Identifying ourselves is probably one of the hardest things to do. Each person must go on his own path to find his truth. It is interesting to see how every individual starts off the same as innocent blank slates and then slowly but surely becomes his or her own. Like a snowflake, no two people are the same. With the help of Anzaldua, Koehler, and Plato, I have embarked on the journey of finding myself. I learned that through education, and acceptance of my history I can work on myself to be a leader and a global citizen. Hopefully I find myself and am ultimately happy with who I become.
Works Cited
Anzaldua, Gloria. "How to Tame a Wild Tongue: Wanderwords in Theory." Wanderwords : Language   Migration in American Literature (2014): n. pag.
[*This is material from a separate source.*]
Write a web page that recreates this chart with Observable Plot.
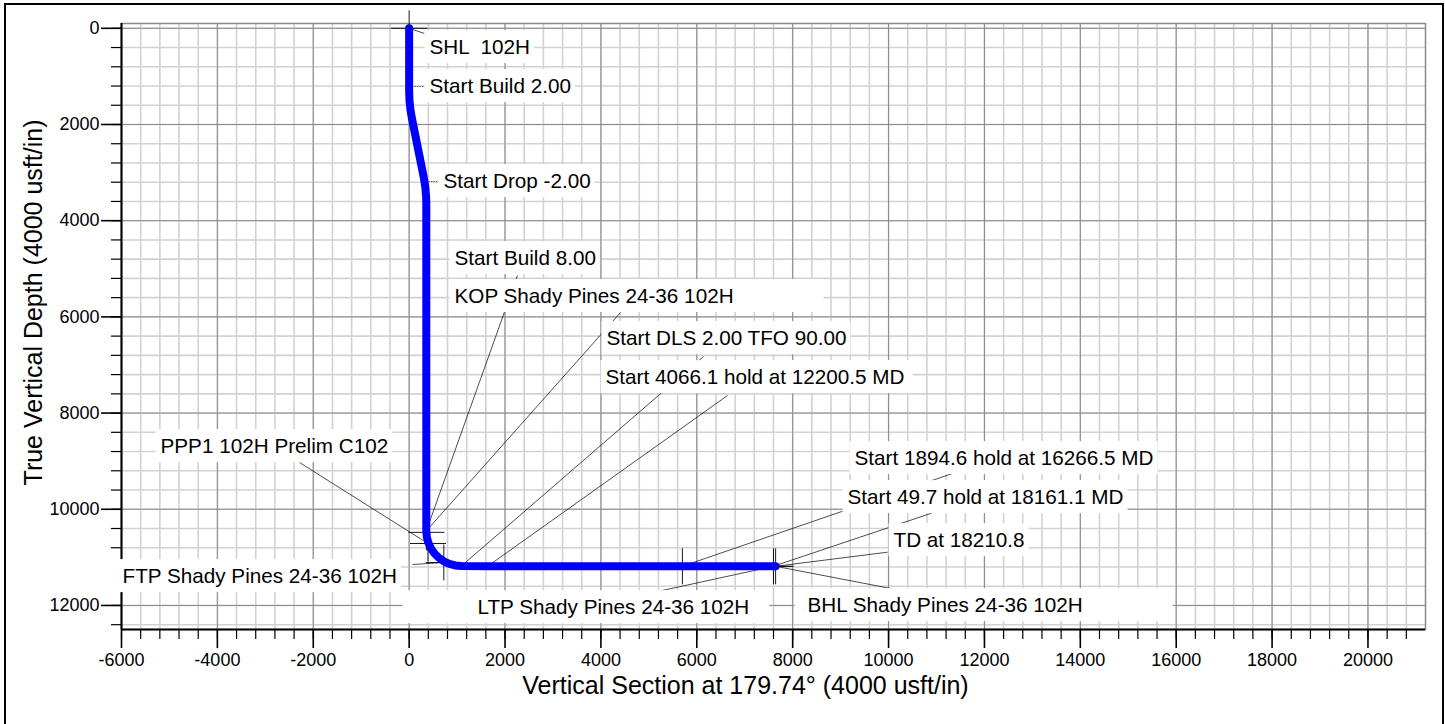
<!DOCTYPE html>
<html><head><meta charset="utf-8">
<script src="https://cdn.jsdelivr.net/npm/d3@7"></script>
<script src="https://cdn.jsdelivr.net/npm/@observablehq/plot@0.6"></script>
<style>
body{margin:0;background:#fff;}
#chart{width:1445px;height:724px;position:relative;}
</style>
</head><body><div id="chart"></div>
<script>
// ---- Well path (Vertical Section vs True Vertical Depth) ----
const pathVS  = [0, 0, 7.0, 27.9, 52.6, 305, 336.3, 353.7, 357.6, 358, 369.1, 402.0, 455.8, 528.8, 618.8, 723, 838.3, 961.3, 1088, 1640, 5700, 7594, 7644];
const pathTVD = [0, 1300, 1499.9, 1698.7, 1846.7, 3100, 3297.5, 3496.7, 3646.7, 10450, 10576.8, 10699.7, 10815, 10919.2, 11009.2, 11082.2, 11136.0, 11168.9, 11180, 11183, 11185, 11186, 11186];

// ---- Target crosses ----
const markerName = ["SHL", "KOP", "PPP1", "FTP", "Hold", "LTP", "BHL"];
const markerVS   = [0, 360, 393, 723, 5700, 7600, 7644];
const markerTVD  = [0, 10480, 10712, 11107, 11186, 11186, 11186];

// ---- Annotation labels ----
const labelText = [
  "SHL  102H", "Start Build 2.00", "Start Drop -2.00", "Start Build 8.00",
  "KOP Shady Pines 24-36 102H", "Start DLS 2.00 TFO 90.00", "Start 4066.1 hold at 12200.5 MD",
  "PPP1 102H Prelim C102", "Start 1894.6 hold at 16266.5 MD", "Start 49.7 hold at 18161.1 MD",
  "TD at 18210.8", "FTP Shady Pines 24-36 102H", "LTP Shady Pines 24-36 102H", "BHL Shady Pines 24-36 102H"
];
const labelVS  = [425, 425, 717, 946, 946, 4117, 4096, -5186, 9290, 9144, 10103, -5979, 1426, 8309];
const labelTVD = [399, 1210, 3185, 4786, 5576, 6450, 7260, 8695, 8945, 9755, 10650, 11398, 12043, 12001];

// ---- Leader lines: label end -> target ----
const leaderFromVS  = [320, 300, 591, 2260, 4409, 6140, 6641, -2287, 70, 5180, 11334, 10896, 9978, 10264];
const leaderFromTVD = [108, 1210, 3185, 5140, 5909, 6824, 7635, 9028, 11149, 11710, 9256, 10082, 10893, 11689];
const leaderToVS    = [0, 0, 320, 358, 358, 1090, 1640, 393, 723, 7600, 5700, 7594, 7644, 7644];
const leaderToTVD   = [0, 1210, 3185, 10450, 10450, 11180, 11183, 10712, 11107, 11186, 11185, 11186, 11186, 11186];
const leaderDotted  = [false, true, true, false, false, false, false, false, false, false, false, false, false, false];

// ---- Axes ----
const xTicks = [-6000, -4000, -2000, 0, 2000, 4000, 6000, 8000, 10000, 12000, 14000, 16000, 18000, 20000];
const yTicks = [0, 2000, 4000, 6000, 8000, 10000, 12000];
const xMinor = d3.range(-6000, 21000, 400);
const yMinor = d3.range(0, 12500, 400);
const xTitle = "Vertical Section at 179.74° (4000 usft/in)";
const yTitle = "True Vertical Depth (4000 usft/in)";

// extra white-box padding [left, right] for some labels
const boxExtra = {
  "KOP Shady Pines 24-36 102H": [0, 86],
  "FTP Shady Pines 24-36 102H": [22, 0],
  "LTP Shady Pines 24-36 102H": [70, 16],
  "BHL Shady Pines 24-36 102H": [8, 86],
  "Start 4066.1 hold at 12200.5 MD": [0, 4]
};

const path = pathVS.map((x, i) => ({x, y: pathTVD[i]}));
const markers = markerName.map((n, i) => ({n, x: markerVS[i], y: markerTVD[i]}));
const labels = labelText.map((t, i) => ({t, x: labelVS[i], y: labelTVD[i]}));
const leaders = leaderFromVS.map((x1, i) => ({x1, y1: leaderFromTVD[i], x2: leaderToVS[i], y2: leaderToTVD[i], dotted: leaderDotted[i]}));

const crossSymbol = {
  draw(ctx, size) {
    const r = Math.sqrt(size / Math.PI);
    ctx.moveTo(-r, 0); ctx.lineTo(r, 0);
    ctx.moveTo(0, -r); ctx.lineTo(0, r);
  }
};

const FONT = "Liberation Sans, Arial, Helvetica, sans-serif";

const chart = Plot.plot({
  width: 1445,
  height: 724,
  marginLeft: 121,
  marginRight: 20,
  marginTop: 23,
  marginBottom: 95,
  style: {fontFamily: FONT, fontSize: "18px", color: "black", background: "white", overflow: "visible"},
  x: {domain: [-6000, 21200]},
  y: {domain: [-100, 12500], reverse: true},
  marks: [
    Plot.gridX(xMinor, {stroke: "#d2d2d2", strokeOpacity: 1, strokeWidth: 1.6}),
    Plot.gridY(yMinor, {stroke: "#d2d2d2", strokeOpacity: 1, strokeWidth: 1.6}),
    Plot.gridX(xTicks, {stroke: "#8a8a8a", strokeOpacity: 1, strokeWidth: 1}),
    Plot.gridY(yTicks, {stroke: "#8a8a8a", strokeOpacity: 1, strokeWidth: 1}),
    Plot.frame({stroke: "#8a8a8a", strokeWidth: 1.5}),
    Plot.link(leaders.filter(d => !d.dotted), {x1: "x1", y1: "y1", x2: "x2", y2: "y2", stroke: "black", strokeWidth: 0.7}),
    Plot.link(leaders.filter(d => d.dotted), {x1: "x1", y1: "y1", x2: "x2", y2: "y2", stroke: "#666", strokeWidth: 1, strokeDasharray: "1.5,1"}),
    Plot.dot(markers, {x: "x", y: "y", symbol: crossSymbol, r: 18, fill: "none", stroke: "black", strokeWidth: 0.9}),
    Plot.line(path, {x: "x", y: "y", stroke: "#0000ff", strokeWidth: 8, strokeLinecap: "round", strokeLinejoin: "round"}),
    Plot.ruleX([-6000], {stroke: "black", strokeWidth: 2}),
    Plot.ruleY([12500], {stroke: "black", strokeWidth: 2}),
    Plot.axisY({ticks: yTicks, tickSize: 20, tickPadding: 2, tickFormat: d => String(d), fontSize: 18, label: null, strokeWidth: 1.6}),
    Plot.axisY({ticks: yMinor, tickSize: 10, tickFormat: null, text: null, label: null, strokeWidth: 1.2}),
    Plot.axisX({ticks: xTicks, tickSize: 19, tickPadding: 5, tickFormat: d => String(d), fontSize: 18, label: null, strokeWidth: 1.6}),
    Plot.axisX({ticks: xMinor, tickSize: 10, tickFormat: null, text: null, label: null, strokeWidth: 1.2}),
    Plot.text(labels, {x: "x", y: "y", text: "t", textAnchor: "start", fontSize: 20.7, fill: "black"}),
    Plot.text([xTitle], {frameAnchor: "bottom", dx: -28, dy: 64, fontSize: 25, fill: "black", textAnchor: "middle"}),
    Plot.text([yTitle], {frameAnchor: "left", textAnchor: "middle", rotate: -90, dx: -88, dy: -24, fontSize: 25, fill: "black"})
  ]
});

document.getElementById("chart").append(chart);

// white boxes behind annotation labels
const NS = "http://www.w3.org/2000/svg";
const labelSet = new Set(labelText);
const labelNodes = Array.from(chart.querySelectorAll("text")).filter(t => labelSet.has(t.textContent));
if (labelNodes.length) {
  const parent = labelNodes[0].parentNode;
  const first = parent.firstChild;
  labelNodes.forEach(t => {
    const b = t.getBBox();
    const ex = boxExtra[t.textContent] || [0, 0];
    const r = document.createElementNS(NS, "rect");
    r.setAttribute("x", b.x - 5 - ex[0]);
    r.setAttribute("y", b.y - 5);
    r.setAttribute("width", b.width + 9 + ex[0] + ex[1]);
    r.setAttribute("height", b.height + 10);
    r.setAttribute("fill", "white");
    r.setAttribute("stroke", "none");
    const tr = t.getAttribute("transform");
    if (tr) r.setAttribute("transform", tr);
    parent.insertBefore(r, first);
  });
}

// outer border of the sheet
const border = document.createElementNS(NS, "rect");
border.setAttribute("x", 5); border.setAttribute("y", 4);
border.setAttribute("width", 1438); border.setAttribute("height", 740);
border.setAttribute("fill", "none"); border.setAttribute("stroke", "black"); border.setAttribute("stroke-width", 2);
chart.append(border);
</script>
</body></html>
Web.
King, Martin Luther, Jr. "Letter from a Birmingham Jail [King, Jr.]." Letter from a Birmingham Jail [King, Jr.]. N.p., n.d. Web. 07 Dec. 2015.

"Kohlberg's Stages of Moral Development." Chart of Lawrence. N.p., n.d. Web. 18 Nov. 2015

Koehler, Sezin. "How I Finally Developed Some National Pride." The Huffington Post. TheHuffingtonPost.com, n.d. Web. 07 Dec. 2015.

Plato. "The Allegory of the Cave From the Republic of Plato." About.com Education. N.p., n.d. Web. 07 Dec. 2015.